Balada Kusni Kasdut
Sebelum anda membaca lebih jauh, tulisan kali
ini tidak ada hubungannya dengan bulan ramadan. Ini soal nostalgia lagi.
membahas sosok tahun 1960-an. Dan tulisan ini adalah karya daur ulang dari
tulisan dengan judul sama yang dimuat di blog PE. Pisan-pisan selingan ya, padahal
untuk catatan ramadan, masih ada tema tentang mercon, buku ramadan, tayangan
ramadan, takjil, dll. Lagipula, konsentrasi masih terfokus pada penyelesaian
UAS Sosio Antro Pendidikan (malah dadi ngelingi Paulo Freire)
Ketika
mendengar kata Kusni Kasdut dilafalkan, saya haqqul yakin anda tidak mengenal
nama tersebut dan balik bertanya siapakah gerangan beliau. Wajar bila anda ora reti dengan sosoknya karena Kusni
Kasdut memang tidak seterkenal Chelsea Islan dan Pevita Pearce, atau tak
sepopuler Raisa (nah, kalau ini metode membandingkan yang salah, ora apple to apple). Tapi tenang saja,
ketidaktahuan anda tentang sosok Kusni Kasdut tidak akan berpengaruh banyak terhadap
nilai UAS anda.
Kembali
ke sosok Kusni Kasdut, sejatinya saya juga tidak mengenal sosok tersebut karena
kami memang hidup pada zaman yang berbeda. Kusni lahir pada saat baby boomers dan hidup di generasi X. Adapun
generasi saya adalah generasi Y, yang lahir pada akhir milenium. Saat ini
generasi Y sudah mulai tumbuh menjadi manusia seutuhnya di era generasi Z
yang opo-opo
serba gadget. Kembali pada sosok Kusni
Kasdut, ia hidup pada masa Orde Lama dan Orde Baru. Ia pernah ikut bergerilya
pada masa revolusi fisik. Saat revolusi berakhir, ia mendaftar untuk menjadi
tentara namun tidak diterima karena alasan tinggi badan hingga akhirnya ia
memilih jalannya sendiri. Pada tahun 1961, saat negara ini menerapkan demokrasi
terpimpin dengan konsep nasakomnya, Kusni Kasdut menggegerkan dunia persilatan
dengan merampok Monumen Nasional.
Sosok
Kusni Kasdut menjadi terkenal, kondyang
jaran layaknya The Beatles yang berjaya di era 60-an. Ia dikenal sebagai
robin hoodnya Indonesia karena sering membagi-bagikan hasil rampokannya kepada
masyarakat kurang mampu. Pada masa itu apa-apa susah diperoleh. Beras mahal,
pakaian jumlahnya terbatas. Keahliannya dalam merampok membuat ia menjadi
buronan negara (bukan buronan mertua). Sempat ditangkap aparat dan mendekam di
teralis benci (istilahnya Vicky Prasetyo), Kusni Kasdut dapat kabur untuk
kemudian kembali berkarya (tentunya sebagai perampok).
Selalu
ada akhir untuk sebuah awal. Kata-kata mutiara ini juga berlaku bagi Kusni
Kasdut. Petualangan Kusni Kasdut sebagai garong harus berakhir ketika ia
kembali tertangkap oleh aparat. Ia kembali masuk teralis benci. Dengan pengawalan
ketat ia tidak mampu untuk melarikan diri dan akhirnya menghadapi meja hijau.

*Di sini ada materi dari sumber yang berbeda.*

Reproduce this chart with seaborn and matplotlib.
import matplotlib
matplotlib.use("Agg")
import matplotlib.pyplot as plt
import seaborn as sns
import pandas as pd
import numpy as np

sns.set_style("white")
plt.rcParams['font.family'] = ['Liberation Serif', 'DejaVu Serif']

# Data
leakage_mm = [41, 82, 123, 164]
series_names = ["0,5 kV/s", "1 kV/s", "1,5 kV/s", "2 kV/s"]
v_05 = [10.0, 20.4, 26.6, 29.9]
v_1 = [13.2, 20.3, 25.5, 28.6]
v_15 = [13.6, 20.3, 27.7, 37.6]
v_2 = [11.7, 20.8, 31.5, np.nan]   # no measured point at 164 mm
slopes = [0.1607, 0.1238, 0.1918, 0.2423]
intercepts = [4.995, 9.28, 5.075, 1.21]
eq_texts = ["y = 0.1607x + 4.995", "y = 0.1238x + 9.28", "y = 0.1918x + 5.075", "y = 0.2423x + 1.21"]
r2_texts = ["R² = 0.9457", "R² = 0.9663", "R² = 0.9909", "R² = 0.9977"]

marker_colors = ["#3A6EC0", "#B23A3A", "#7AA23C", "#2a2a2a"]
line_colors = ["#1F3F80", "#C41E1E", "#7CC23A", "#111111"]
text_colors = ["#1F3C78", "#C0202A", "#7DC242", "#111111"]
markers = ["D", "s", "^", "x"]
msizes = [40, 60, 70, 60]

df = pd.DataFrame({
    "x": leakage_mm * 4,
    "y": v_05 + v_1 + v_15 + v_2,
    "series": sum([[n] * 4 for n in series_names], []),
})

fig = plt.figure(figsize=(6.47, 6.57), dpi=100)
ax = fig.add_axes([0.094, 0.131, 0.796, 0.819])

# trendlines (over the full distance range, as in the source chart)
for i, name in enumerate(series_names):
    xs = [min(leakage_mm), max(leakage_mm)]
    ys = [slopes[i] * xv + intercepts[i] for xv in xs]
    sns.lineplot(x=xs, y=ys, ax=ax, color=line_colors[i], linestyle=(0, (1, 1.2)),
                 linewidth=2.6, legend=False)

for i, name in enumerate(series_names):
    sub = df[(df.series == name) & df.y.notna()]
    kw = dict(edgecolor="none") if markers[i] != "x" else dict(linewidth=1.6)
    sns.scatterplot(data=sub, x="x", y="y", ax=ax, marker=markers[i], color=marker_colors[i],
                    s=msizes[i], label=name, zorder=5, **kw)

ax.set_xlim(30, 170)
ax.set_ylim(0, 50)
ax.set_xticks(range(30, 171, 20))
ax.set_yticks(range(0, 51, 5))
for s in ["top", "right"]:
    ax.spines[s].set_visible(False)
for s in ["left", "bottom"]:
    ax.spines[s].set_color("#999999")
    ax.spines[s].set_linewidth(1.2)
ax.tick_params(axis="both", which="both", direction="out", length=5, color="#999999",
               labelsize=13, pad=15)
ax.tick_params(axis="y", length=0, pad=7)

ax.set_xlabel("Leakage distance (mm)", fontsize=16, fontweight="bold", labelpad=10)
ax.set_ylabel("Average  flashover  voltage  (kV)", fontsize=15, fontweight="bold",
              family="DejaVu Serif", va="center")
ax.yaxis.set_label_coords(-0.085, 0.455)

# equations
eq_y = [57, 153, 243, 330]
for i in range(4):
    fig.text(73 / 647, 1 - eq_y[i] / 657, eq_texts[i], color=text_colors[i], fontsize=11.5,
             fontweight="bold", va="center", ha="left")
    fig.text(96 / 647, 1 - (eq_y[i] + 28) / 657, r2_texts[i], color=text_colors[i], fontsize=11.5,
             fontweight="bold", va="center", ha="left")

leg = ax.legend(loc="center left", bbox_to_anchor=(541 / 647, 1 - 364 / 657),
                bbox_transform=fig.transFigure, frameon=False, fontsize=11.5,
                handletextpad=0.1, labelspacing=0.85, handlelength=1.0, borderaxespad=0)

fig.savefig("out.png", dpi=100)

Dalam persidangan, Kusni divonis hukuman mati oleh hakim.
Hari-hari
terakhir Kusni Kasdut lebih banyak diisi dengan pertobatan. Ia mendalami agama
dan namanya berubah menjadi Ignatius Kusni Kasdut. Waktu terus berlalu dan
ketika saatnya tiba, Kusni menghadapi regu tembak dengan pasti. Sebelum
dieksekusi, ia menyempatkan diri untuk mengadakan perjamuan terakhir dengan
keluarga. Perjamuan terakhir seperti Kartosuwiryo. Bukan perjamuan terakhir
yang lukisannya sangat terkenal.
Akhirnya
tiba saat Kusni Kasdut didor oleh regu tembak. Nasibnya seperti Kahar Muzakar
ataupun Kartosuwiryo. Mereka pernah berjuang dalam mempertahankan kemerdekaan,
hingga ketika revolusi berakhir mereka memilih berjuang dengan caranya sendiri.

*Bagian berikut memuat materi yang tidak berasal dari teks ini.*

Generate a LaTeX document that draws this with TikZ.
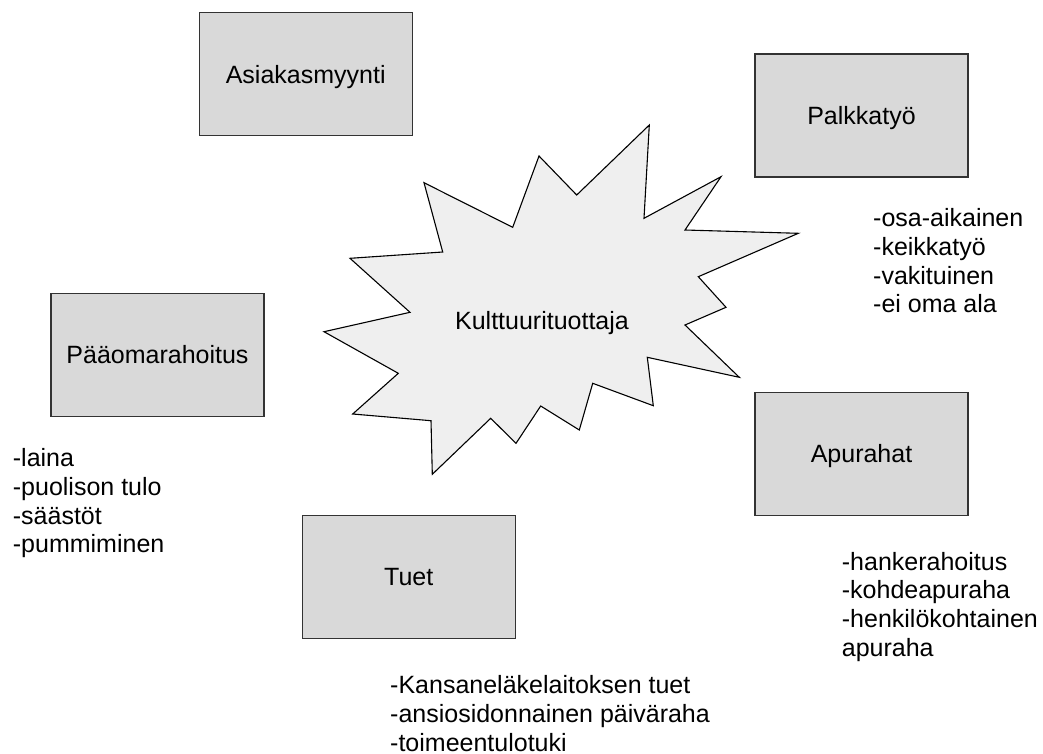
\documentclass[tikz,border=0pt]{standalone}
\usepackage{fontspec}
\setmainfont{Liberation Sans}
\definecolor{boxfill}{HTML}{D9D9D9}
\definecolor{starfill}{HTML}{EFEFEF}
\definecolor{edge}{HTML}{333333}
\tikzset{
  source/.style={draw=edge, line width=1.2pt, fill=boxfill, inner sep=0pt,
    minimum width=213pt, minimum height=123pt,
    text height=17.9pt, text depth=0pt,
    font=\fontsize{25}{28.6}\selectfont},
  % anchored at the baseline of the last line
  itemlist/.style={align=left, inner sep=0pt, anchor=base west,
    font=\fontsize{25}{28.6}\selectfont},
  burst/.style={draw=black, line width=1.1pt, fill=starfill, line join=miter}
}
\begin{document}
\begin{tikzpicture}[x=1pt,y=-1pt]
\useasboundingbox (0,0) rectangle (1043,753);
\fill[white] (0,0) rectangle (1043,753);

% central burst
\draw[burst] (424,182.7) -- (512.7,227.3) -- (539,156) -- (576.7,195)
  -- (649.3,125) -- (644,218.3) -- (721,176.7) -- (685,230)
  -- (798.3,233.3) -- (698.3,276.7) -- (726,307.3) -- (685,325)
  -- (739.3,377.3) -- (647.3,357.3) -- (653.3,405.7) -- (592.7,383.3)
  -- (579.3,430) -- (540.7,406) -- (516,443.3) -- (490.7,418.3)
  -- (432.3,474.3) -- (431,420.7) -- (352.7,414) -- (398.3,373.3)
  -- (324,331.7) -- (410,312.3) -- (350,258.3) -- (442.7,252) -- cycle;
\node[inner sep=0pt, anchor=base, font=\fontsize{25}{28.6}\selectfont]
  (core) at (542,329) {Kulttuurituottaja};

% income sources
\node[source] (asiakas) at (305.7,74.3) {Asiakasmyynti};
\node[source] (palkka) at (861.5,115.5) {Palkkatyö};
\node[source] (paaoma) at (157.5,355) {Pääomarahoitus};
\node[source] (apuraha) at (861.5,453.7) {Apurahat};
\node[source] (tuet) at (408.7,576.7) {Tuet};

% details under each source
\node[itemlist] (palkkalist) at (873,312.7)
  {-osa-aikainen\\-keikkatyö\\-vakituinen\\-ei oma ala};
\node[itemlist] (paaomalist) at (12.7,552.7)
  {-laina\\-puolison tulo\\-säästöt\\-pummiminen};
\node[itemlist] (apurahalist) at (841.7,656)
  {-hankerahoitus\\-kohdeapuraha\\-henkilökohtainen\\apuraha};
\node[itemlist] (tuetlist) at (390,751)
  {-Kansaneläkelaitoksen tuet\\-ansiosidonnainen päiväraha\\-toimeentulotuki};
\end{tikzpicture}
\end{document}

3 orang tersebut akhirnya harus meregang nyawa dengan didor oleh pasukan
Indonesia. Sama halnya dengan Tan Malaka, bapak penulis Madilog ini ditembak
oleh pasukan Indonesia pada saat revolusi fisik. Bahkan sampai saat ini makam
Tan Malaka masih menjadi misteri.
Kisah
hidup Kusni Kasdut memberi pesan moral kepada kita. Kusni Kasdut dapat lari
dari penjara yang dikawal polisi, ia dikenal sebagai sosok licin seperti belut
kecemplung oli. Namun ada satu hal yang tak bisa ia hindari, lari dari
kenyataan. Kenyataan membuat ia harus ditangkap dan divonis mati.
Seperti
halnya Kusni Kasdut, kita juga tak bisa lari dari kenyataan. Menerima kenyataan
adalah menerima apa yang sudah digariskan Yang Maha Kuasa. Mungkin itulah yang
disebut dengan takdir. Eh, takdir atau nasib ya? Entahlah. Namun saya pernah
membaca twit dari akun @sudjiwotedjo tentang perbedaan takdir dengan nasib.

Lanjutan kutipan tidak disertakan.